JOB:
Your output must be the lines below from the line containing "Rebuild this diagram" to the line containing "line width=0.8pt, rounded", both lines included, reproduced exactly and without pictures.

EXERCISE INPUT:
◆ ◆ ◆
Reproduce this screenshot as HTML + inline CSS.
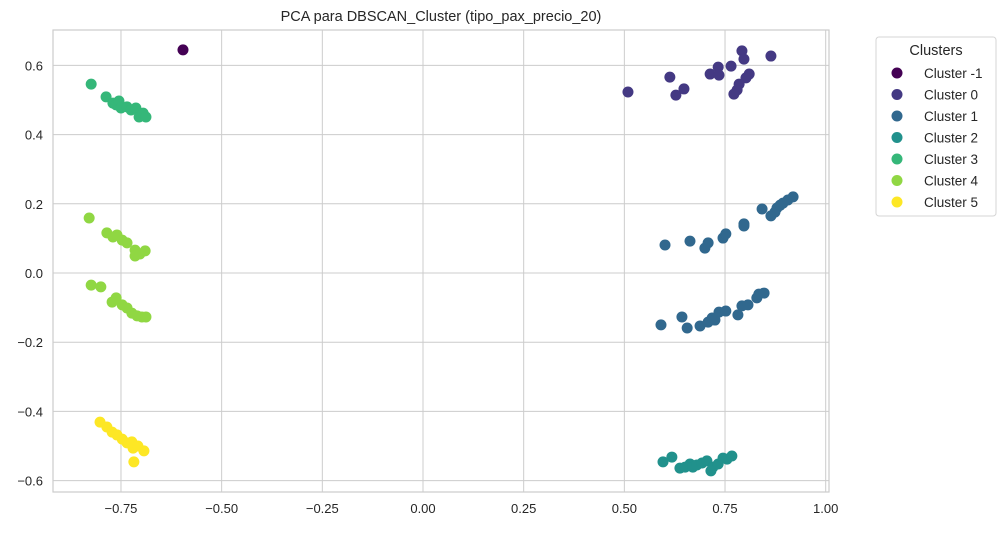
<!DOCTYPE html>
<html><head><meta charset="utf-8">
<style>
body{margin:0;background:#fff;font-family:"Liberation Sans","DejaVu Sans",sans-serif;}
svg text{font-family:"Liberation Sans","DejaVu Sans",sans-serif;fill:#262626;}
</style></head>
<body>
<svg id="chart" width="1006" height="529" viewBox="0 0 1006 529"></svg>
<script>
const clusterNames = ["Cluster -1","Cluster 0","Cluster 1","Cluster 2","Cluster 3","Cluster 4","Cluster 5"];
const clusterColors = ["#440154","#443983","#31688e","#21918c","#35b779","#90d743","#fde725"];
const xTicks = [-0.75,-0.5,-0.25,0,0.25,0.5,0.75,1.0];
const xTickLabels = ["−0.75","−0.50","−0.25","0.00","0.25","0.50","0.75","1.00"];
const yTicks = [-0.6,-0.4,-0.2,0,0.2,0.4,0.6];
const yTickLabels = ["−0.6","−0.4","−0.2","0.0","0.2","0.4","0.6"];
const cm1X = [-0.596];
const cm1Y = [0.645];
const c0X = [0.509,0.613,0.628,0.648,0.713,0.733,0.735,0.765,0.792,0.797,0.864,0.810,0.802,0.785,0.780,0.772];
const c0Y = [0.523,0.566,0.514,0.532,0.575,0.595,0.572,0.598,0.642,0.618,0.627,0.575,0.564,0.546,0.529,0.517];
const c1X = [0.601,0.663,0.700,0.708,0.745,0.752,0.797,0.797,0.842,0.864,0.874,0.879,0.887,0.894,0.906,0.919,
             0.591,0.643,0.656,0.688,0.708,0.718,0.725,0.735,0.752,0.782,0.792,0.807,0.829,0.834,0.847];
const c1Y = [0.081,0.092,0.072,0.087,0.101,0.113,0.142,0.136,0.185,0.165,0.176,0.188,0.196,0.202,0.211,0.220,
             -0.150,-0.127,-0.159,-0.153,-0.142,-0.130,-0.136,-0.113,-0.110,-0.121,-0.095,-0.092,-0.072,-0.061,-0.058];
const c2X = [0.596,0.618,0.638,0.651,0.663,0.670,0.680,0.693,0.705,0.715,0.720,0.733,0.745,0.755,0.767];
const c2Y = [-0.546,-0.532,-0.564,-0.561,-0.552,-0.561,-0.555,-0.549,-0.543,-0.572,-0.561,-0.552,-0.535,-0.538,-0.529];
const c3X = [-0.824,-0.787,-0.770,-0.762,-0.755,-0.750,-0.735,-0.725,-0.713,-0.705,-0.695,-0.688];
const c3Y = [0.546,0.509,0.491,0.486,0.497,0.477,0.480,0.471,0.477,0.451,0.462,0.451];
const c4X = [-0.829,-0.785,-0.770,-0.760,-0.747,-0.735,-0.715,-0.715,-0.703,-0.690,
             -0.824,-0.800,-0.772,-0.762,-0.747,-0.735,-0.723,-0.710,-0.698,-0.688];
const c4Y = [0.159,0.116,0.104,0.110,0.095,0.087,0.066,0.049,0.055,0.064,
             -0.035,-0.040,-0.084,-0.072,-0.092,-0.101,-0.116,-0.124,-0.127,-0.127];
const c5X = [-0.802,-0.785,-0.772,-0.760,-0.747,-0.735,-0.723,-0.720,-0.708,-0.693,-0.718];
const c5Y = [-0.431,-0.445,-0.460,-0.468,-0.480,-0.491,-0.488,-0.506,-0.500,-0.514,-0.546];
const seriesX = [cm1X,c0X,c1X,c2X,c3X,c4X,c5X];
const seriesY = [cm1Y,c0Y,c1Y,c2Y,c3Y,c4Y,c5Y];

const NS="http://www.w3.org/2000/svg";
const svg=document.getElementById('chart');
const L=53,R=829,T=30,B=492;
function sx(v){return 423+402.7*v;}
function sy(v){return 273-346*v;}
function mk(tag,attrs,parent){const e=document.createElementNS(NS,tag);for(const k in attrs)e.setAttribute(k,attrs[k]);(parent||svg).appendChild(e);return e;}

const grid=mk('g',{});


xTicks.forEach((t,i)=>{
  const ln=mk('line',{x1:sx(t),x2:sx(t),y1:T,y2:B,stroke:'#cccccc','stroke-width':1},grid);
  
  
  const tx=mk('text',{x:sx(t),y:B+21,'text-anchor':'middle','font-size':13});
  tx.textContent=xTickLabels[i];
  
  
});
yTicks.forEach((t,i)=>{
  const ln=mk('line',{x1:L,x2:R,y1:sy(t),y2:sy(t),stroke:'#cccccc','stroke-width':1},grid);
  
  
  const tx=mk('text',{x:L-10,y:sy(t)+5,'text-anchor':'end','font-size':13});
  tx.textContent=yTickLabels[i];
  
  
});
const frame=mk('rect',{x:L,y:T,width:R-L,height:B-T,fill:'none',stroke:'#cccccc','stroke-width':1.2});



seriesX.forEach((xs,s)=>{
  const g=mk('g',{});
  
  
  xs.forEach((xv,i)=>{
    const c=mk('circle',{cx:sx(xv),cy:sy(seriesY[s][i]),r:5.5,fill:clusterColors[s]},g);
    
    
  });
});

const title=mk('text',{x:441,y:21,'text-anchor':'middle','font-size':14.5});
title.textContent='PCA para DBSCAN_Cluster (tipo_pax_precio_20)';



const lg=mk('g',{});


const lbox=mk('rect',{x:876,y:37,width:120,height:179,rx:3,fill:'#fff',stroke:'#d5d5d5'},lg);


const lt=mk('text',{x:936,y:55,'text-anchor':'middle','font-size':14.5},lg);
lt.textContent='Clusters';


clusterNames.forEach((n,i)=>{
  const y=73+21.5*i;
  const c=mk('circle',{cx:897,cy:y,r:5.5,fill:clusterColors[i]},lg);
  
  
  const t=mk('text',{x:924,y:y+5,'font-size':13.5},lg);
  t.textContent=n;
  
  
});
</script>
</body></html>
◆ ◆ ◆
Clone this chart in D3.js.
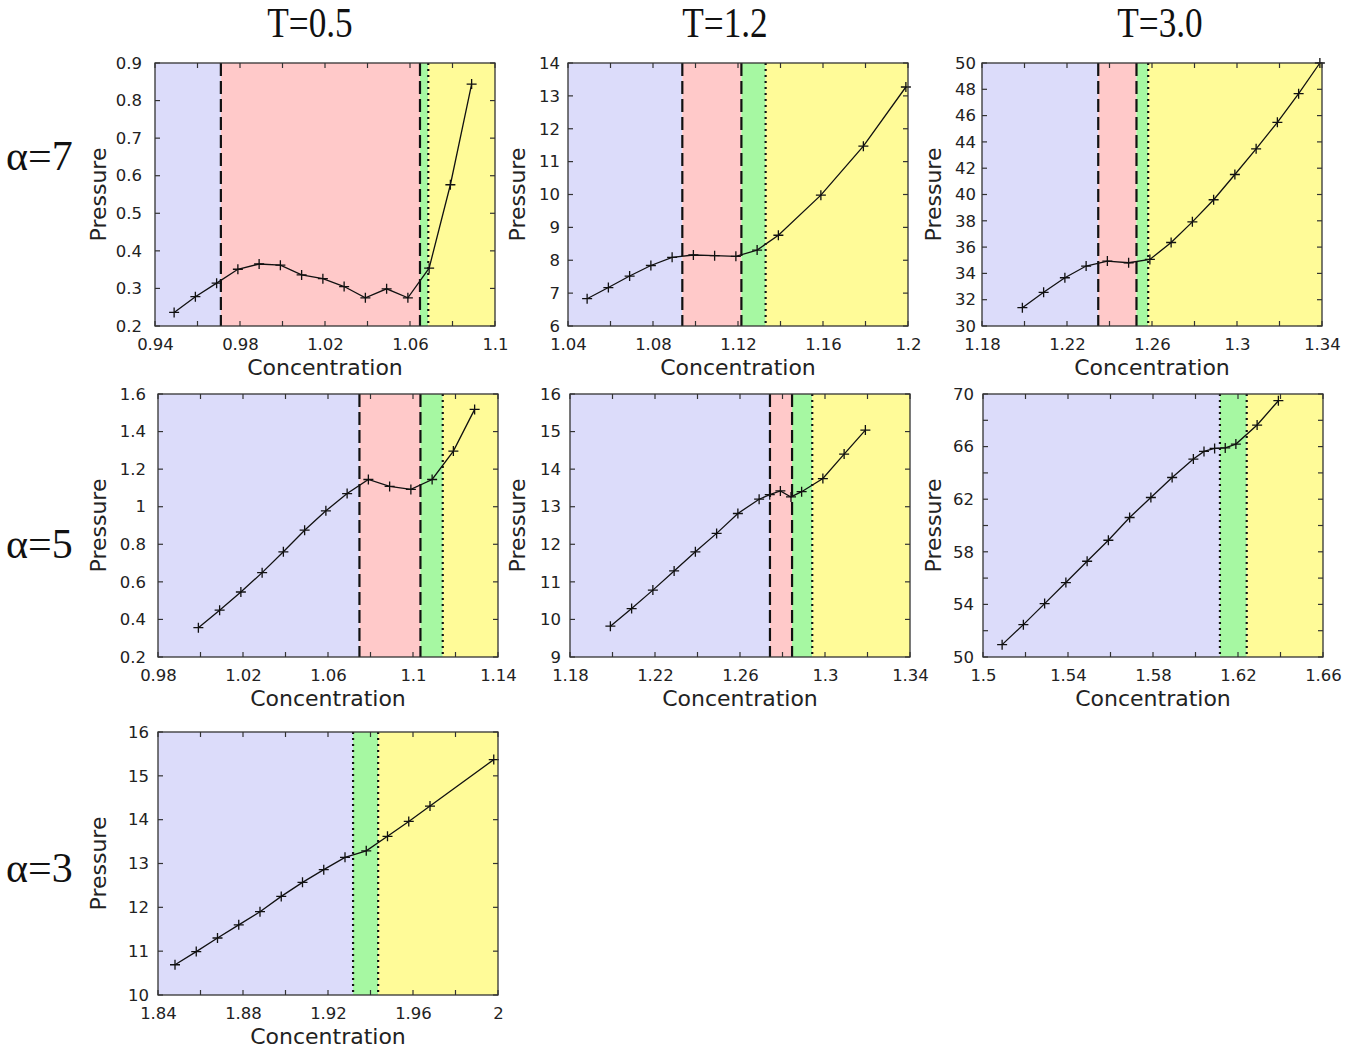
◆ ◆ ◆
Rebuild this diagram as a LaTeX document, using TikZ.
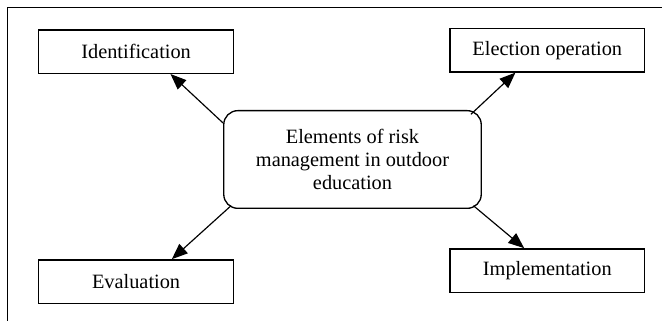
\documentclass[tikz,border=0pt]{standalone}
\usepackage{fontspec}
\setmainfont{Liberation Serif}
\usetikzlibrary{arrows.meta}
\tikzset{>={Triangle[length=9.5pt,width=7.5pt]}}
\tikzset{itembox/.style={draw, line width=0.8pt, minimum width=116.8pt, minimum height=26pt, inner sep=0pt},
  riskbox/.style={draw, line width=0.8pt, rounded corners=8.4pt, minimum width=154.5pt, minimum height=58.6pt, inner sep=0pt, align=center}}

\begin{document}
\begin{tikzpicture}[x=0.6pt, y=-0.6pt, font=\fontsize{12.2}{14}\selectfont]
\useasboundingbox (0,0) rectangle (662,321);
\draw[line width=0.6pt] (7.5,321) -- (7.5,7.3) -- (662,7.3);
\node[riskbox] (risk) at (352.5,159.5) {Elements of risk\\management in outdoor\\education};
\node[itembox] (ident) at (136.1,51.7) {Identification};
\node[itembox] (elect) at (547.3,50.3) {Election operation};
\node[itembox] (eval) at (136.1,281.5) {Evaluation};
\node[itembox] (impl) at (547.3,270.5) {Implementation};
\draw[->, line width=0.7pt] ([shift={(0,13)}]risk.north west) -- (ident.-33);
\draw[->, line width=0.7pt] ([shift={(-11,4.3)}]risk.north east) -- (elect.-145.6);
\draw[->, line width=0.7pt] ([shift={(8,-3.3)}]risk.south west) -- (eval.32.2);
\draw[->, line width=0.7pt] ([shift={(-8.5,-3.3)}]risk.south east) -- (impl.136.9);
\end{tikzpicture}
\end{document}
◆ ◆ ◆
FULL RESPONSE:
Rebuild this diagram as a LaTeX document, using TikZ.
\documentclass[tikz,border=0pt]{standalone}
\usepackage{fontspec}
\setmainfont{Liberation Serif}
\usetikzlibrary{arrows.meta}
\tikzset{>={Triangle[length=9.5pt,width=7.5pt]}}
\tikzset{itembox/.style={draw, line width=0.8pt, minimum width=116.8pt, minimum height=26pt, inner sep=0pt},
  riskbox/.style={draw, line width=0.8pt, rounded corners=8.4pt, minimum width=154.5pt, minimum height=58.6pt, inner sep=0pt, align=center}}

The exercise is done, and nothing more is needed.